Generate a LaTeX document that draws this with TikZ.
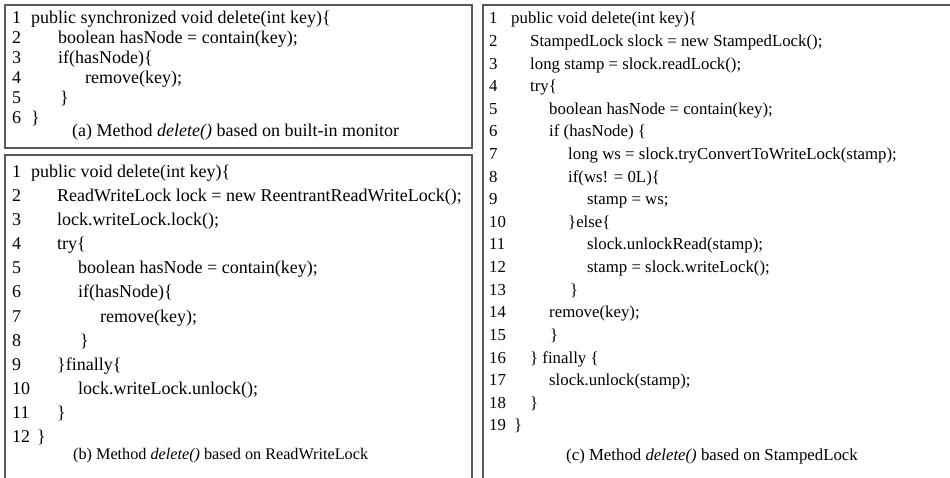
\documentclass[tikz,border=0pt]{standalone}
\usepackage{fontspec}
\setmainfont{Liberation Serif}
\newcommand\codefont{\fontsize{18}{21.5}\selectfont}
\newcommand\smallcodefont{\fontsize{16.8}{21}\selectfont}
\newcommand\captfontb{\fontsize{16.2}{20}\selectfont}
\tikzset{
  panel/.style={draw=black!65, line width=1.3pt},
  lnum/.style={anchor=base west, inner sep=0pt, font=\codefont},
  ltext/.style={anchor=base west, inner sep=0pt, font=\codefont},
  capt/.style={anchor=base west, inner sep=0pt, font=\codefont},
  small/.style={font=\smallcodefont},
}
% one numbered source line: name, vertical centre, number, indent, text
\newcommand\numx{0}
\newcommand\lnopt{}
\newcommand\codeln[5]{%
  \node[lnum,\lnopt] (#1n) at (\numx,#2+6) {#3};
  \node[ltext,\lnopt] (#1t) at (#4,#2+6) {#5};}
\begin{document}
\begin{tikzpicture}[x=1pt,y=-1pt]
\useasboundingbox (0,0) rectangle (950,478);

% panel frames
\draw[panel] (5,5) rectangle (472,148);
\draw[panel] (5,155) rectangle (472,495);
\draw[panel] (483,5) rectangle (960,495);

% (a) built-in monitor
\renewcommand\numx{12}
\codeln{a1}{18}{1}{31}{public synchronized void delete(int key)\{}
\codeln{a2}{38}{2}{58}{boolean hasNode = contain(key);}
\codeln{a3}{58}{3}{58}{if(hasNode)\{}
\codeln{a4}{78}{4}{85}{remove(key);}
\codeln{a5}{98}{5}{60}{\}}
\codeln{a6}{118}{6}{31}{\}}
\node[capt] (capa) at (72,137) {(a) Method \textit{delete()} based on built-in monitor};

% (b) ReadWriteLock
\codeln{b1}{172}{1}{31}{public void delete(int key)\{}
\codeln{b2}{196}{2}{57}{ReadWriteLock lock = new ReentrantReadWriteLock();}
\codeln{b3}{220}{3}{57}{lock.writeLock.lock();}
\codeln{b4}{244}{4}{57}{try\{}
\codeln{b5}{268}{5}{78}{boolean hasNode = contain(key);}
\codeln{b6}{292}{6}{78}{if(hasNode)\{}
\codeln{b7}{316}{7}{100}{remove(key);}
\codeln{b8}{340}{8}{80}{\}}
\codeln{b9}{364}{9}{57}{\}finally\{}
\codeln{b10}{388}{10}{78}{lock.writeLock.unlock();}
\codeln{b11}{412}{11}{57}{\}}
\codeln{b12}{436}{12}{37}{\}}
\node[capt,font=\captfontb] (capb) at (73,459) {(b) Method \textit{delete()} based on ReadWriteLock};

% (c) StampedLock
\renewcommand\numx{489}
\renewcommand\lnopt{small}
\codeln{c1}{18}{1}{511}{public void delete(int key)\{}
\codeln{c2}{40.6}{2}{530}{StampedLock slock = new StampedLock();}
\codeln{c3}{63.2}{3}{530}{long stamp = slock.readLock();}
\codeln{c4}{85.8}{4}{530}{try\{}
\codeln{c5}{108.4}{5}{549}{boolean hasNode = contain(key);}
\codeln{c6}{131}{6}{549}{if (hasNode) \{}
\codeln{c7}{153.6}{7}{568}{long ws = slock.tryConvertToWriteLock(stamp);}
\codeln{c8}{176.2}{8}{568}{if(ws! = 0L)\{}
\codeln{c9}{198.8}{9}{587}{stamp = ws;}
\codeln{c10}{221.4}{10}{568}{\}else\{}
\codeln{c11}{244}{11}{587}{slock.unlockRead(stamp);}
\codeln{c12}{266.6}{12}{587}{stamp = slock.writeLock();}
\codeln{c13}{289.2}{13}{570}{\}}
\codeln{c14}{311.8}{14}{549}{remove(key);}
\codeln{c15}{334.4}{15}{550}{\}}
\codeln{c16}{357}{16}{530}{\} finally \{}
\codeln{c17}{379.6}{17}{549}{slock.unlock(stamp);}
\codeln{c18}{402.2}{18}{530}{\}}
\codeln{c19}{424.8}{19}{514}{\}}
\node[capt,small] (capc) at (566,460) {(c) Method \textit{delete()} based on StampedLock};
\end{tikzpicture}
\end{document}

◆ ◆ ◆ ◆

* **Job**:
Return the full material word for word. Do not include the pictures.

* **Complete output**:
Generate a LaTeX document that draws this with TikZ.
\documentclass[tikz,border=0pt]{standalone}
\usepackage{fontspec}
\setmainfont{Liberation Serif}
\newcommand\codefont{\fontsize{18}{21.5}\selectfont}
\newcommand\smallcodefont{\fontsize{16.8}{21}\selectfont}
\newcommand\captfontb{\fontsize{16.2}{20}\selectfont}
\tikzset{
  panel/.style={draw=black!65, line width=1.3pt},
  lnum/.style={anchor=base west, inner sep=0pt, font=\codefont},
  ltext/.style={anchor=base west, inner sep=0pt, font=\codefont},
  capt/.style={anchor=base west, inner sep=0pt, font=\codefont},
  small/.style={font=\smallcodefont},
}
% one numbered source line: name, vertical centre, number, indent, text
\newcommand\numx{0}
\newcommand\lnopt{}
\newcommand\codeln[5]{%
  \node[lnum,\lnopt] (#1n) at (\numx,#2+6) {#3};
  \node[ltext,\lnopt] (#1t) at (#4,#2+6) {#5};}
\begin{document}
\begin{tikzpicture}[x=1pt,y=-1pt]
\useasboundingbox (0,0) rectangle (950,478);

% panel frames
\draw[panel] (5,5) rectangle (472,148);
\draw[panel] (5,155) rectangle (472,495);
\draw[panel] (483,5) rectangle (960,495);

% (a) built-in monitor
\renewcommand\numx{12}
\codeln{a1}{18}{1}{31}{public synchronized void delete(int key)\{}
\codeln{a2}{38}{2}{58}{boolean hasNode = contain(key);}
\codeln{a3}{58}{3}{58}{if(hasNode)\{}
\codeln{a4}{78}{4}{85}{remove(key);}
\codeln{a5}{98}{5}{60}{\}}
\codeln{a6}{118}{6}{31}{\}}
\node[capt] (capa) at (72,137) {(a) Method \textit{delete()} based on built-in monitor};

% (b) ReadWriteLock
\codeln{b1}{172}{1}{31}{public void delete(int key)\{}
\codeln{b2}{196}{2}{57}{ReadWriteLock lock = new ReentrantReadWriteLock();}
\codeln{b3}{220}{3}{57}{lock.writeLock.lock();}
\codeln{b4}{244}{4}{57}{try\{}
\codeln{b5}{268}{5}{78}{boolean hasNode = contain(key);}
\codeln{b6}{292}{6}{78}{if(hasNode)\{}
\codeln{b7}{316}{7}{100}{remove(key);}
\codeln{b8}{340}{8}{80}{\}}
\codeln{b9}{364}{9}{57}{\}finally\{}
\codeln{b10}{388}{10}{78}{lock.writeLock.unlock();}
\codeln{b11}{412}{11}{57}{\}}
\codeln{b12}{436}{12}{37}{\}}
\node[capt,font=\captfontb] (capb) at (73,459) {(b) Method \textit{delete()} based on ReadWriteLock};

% (c) StampedLock
\renewcommand\numx{489}
\renewcommand\lnopt{small}
\codeln{c1}{18}{1}{511}{public void delete(int key)\{}
\codeln{c2}{40.6}{2}{530}{StampedLock slock = new StampedLock();}
\codeln{c3}{63.2}{3}{530}{long stamp = slock.readLock();}
\codeln{c4}{85.8}{4}{530}{try\{}
\codeln{c5}{108.4}{5}{549}{boolean hasNode = contain(key);}
\codeln{c6}{131}{6}{549}{if (hasNode) \{}
\codeln{c7}{153.6}{7}{568}{long ws = slock.tryConvertToWriteLock(stamp);}
\codeln{c8}{176.2}{8}{568}{if(ws! = 0L)\{}
\codeln{c9}{198.8}{9}{587}{stamp = ws;}
\codeln{c10}{221.4}{10}{568}{\}else\{}
\codeln{c11}{244}{11}{587}{slock.unlockRead(stamp);}
\codeln{c12}{266.6}{12}{587}{stamp = slock.writeLock();}
\codeln{c13}{289.2}{13}{570}{\}}
\codeln{c14}{311.8}{14}{549}{remove(key);}
\codeln{c15}{334.4}{15}{550}{\}}
\codeln{c16}{357}{16}{530}{\} finally \{}
\codeln{c17}{379.6}{17}{549}{slock.unlock(stamp);}
\codeln{c18}{402.2}{18}{530}{\}}
\codeln{c19}{424.8}{19}{514}{\}}
\node[capt,small] (capc) at (566,460) {(c) Method \textit{delete()} based on StampedLock};
\end{tikzpicture}
\end{document}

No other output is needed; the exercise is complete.